Electronic Arts CEO Andrew Wilson has said its College Football 25 developers implementing AI technology was critical for creating a game that lived up to its quality standards and impressed fans. Speaking during EA’s latest earnings briefing, Wilson said AI “amplified and accelerated” the development on the game.
“In the absence of AI, we simply would not have been able to deliver College Football at the level we did, even though we’d given the team many, many years in development. It was the first time we had done it in 10 years, and the level of gameplay and the level of visual fidelity that we did, was a combination of many years of work of our incredible teams, amplified and accelerated by AI,” he said. “Something that we just wouldn’t have been able to do as little as two or three years ago.”
Prior to launch, EA explained how it was “never going to be a viable option” to create CFB 25’s thousands of players manually by scanning them all into the game and using human hands alone to do it. Instead, EA used AI and a machine-learning toolset to create the character models. EA inputted “hundreds” of head shapes, hairstyles, skin tones, complexions, beards, and brows into the model. Using this data, along with a single reference photo of the athlete or coach in question, EA said it was able to create the player likenesses in the game.
In total, College Football 25 features about 11,390 real players, along with 5,000 or so player models for coaches, fans, and created players, totaling more than 16,000 character models.
College Football 25 was in development for years, but things really ramped up in February 2024 when EA signed Name, Image, and Likeness (NIL) deals with college athletes for the game. That happened just five months before the game launched in July 2024. Using machine-learning and AI was critical in helping get College Football 25 out the door on time and at the desired level of quality, Wilson said.
The executive gave this answer in response to a question about why EA decided to make College Football 25 exclusive to PS5 and Xbox Series X|S, instead of bringing the game to multiple generations of consoles. Wilson said EA decided to focus on PS5 and Xbox Series X|S because that is where “the player communities are showing up at the greatest level.”
“And the uptake that we’ve seen across the new platforms would suggest that the platform decisions we made were the right ones,” Wilson said. College Football 25 reached 5 million players in its first week alone.
Before this, Wilson spoke about how AI could positively benefit EA’s games going forward, even if there is a human cost to this as well via layoffs and other job displacement.
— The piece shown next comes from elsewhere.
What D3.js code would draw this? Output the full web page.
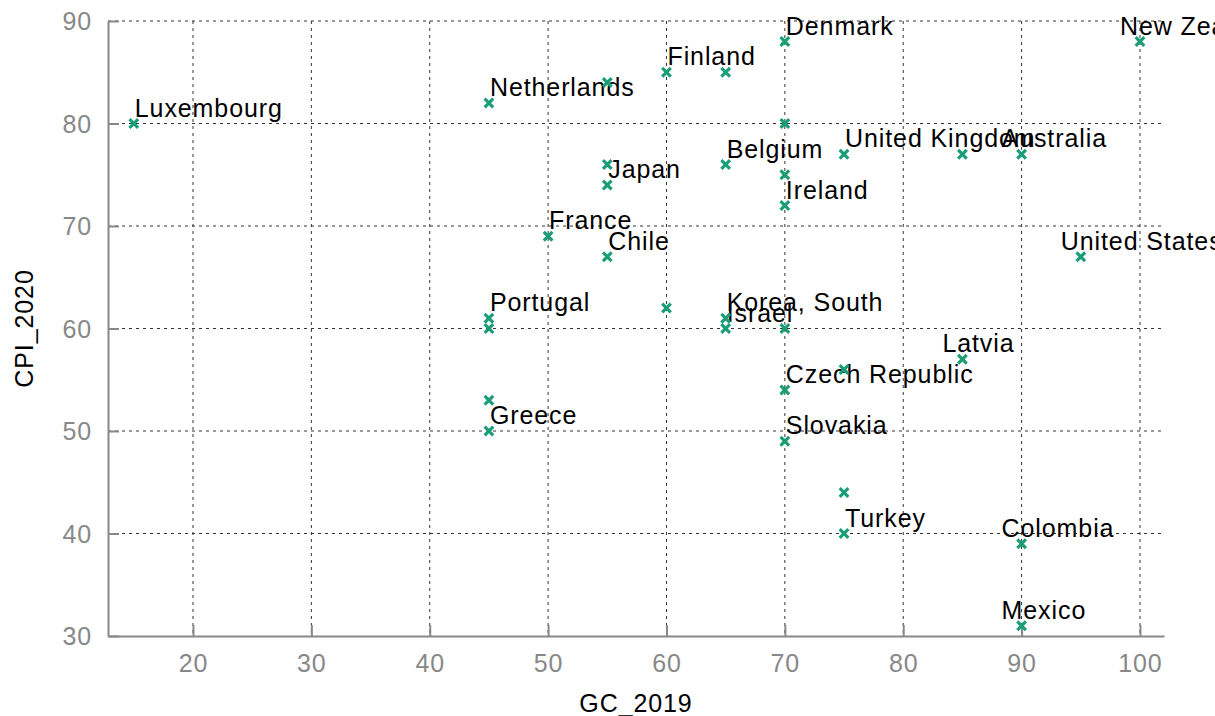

Wilson said EA conducted a study across all of its development processes and found that 60% of development processes have a “high feasibility” of being positively impacted by generative AI. As an example, Wilson said in the past it took six months to develop a stadium in one of its sports games, and now it takes six weeks. In the future, it could take six days, he said.
EA’s ambition, Wilson said, is to use generative AI to make its development processes 30% more efficient. Wilson said EA’s development teams are driven by the desire to “get to the fun faster” and release games faster. The aim is to “get to greatness much more quickly,” he said.
Prior to this, Wilson warned that advances to AI would lead to job losses. Wilson said the “fear of displacement of the workforce” is a legitimate issue as it pertains to AI. He said history has shown that major revolutions like the agricultural revolution and the industrial revolution led to “displacement” in the workforce in the near term and then “meaningful increases” in job opportunities down the road. AI could follow a similar trajectory, Wilson said.
EA is not alone in its admiration for AI. Microsoft is heavily invested in AI and has said AI will be baked into every product it makes going forward, including Xbox. Microsoft also implemented mass layoffs around the same time of pushing further into AI.
Video game actors and performers are now on strike in part over concerns about AI. Wilson, however, is not very worried about it.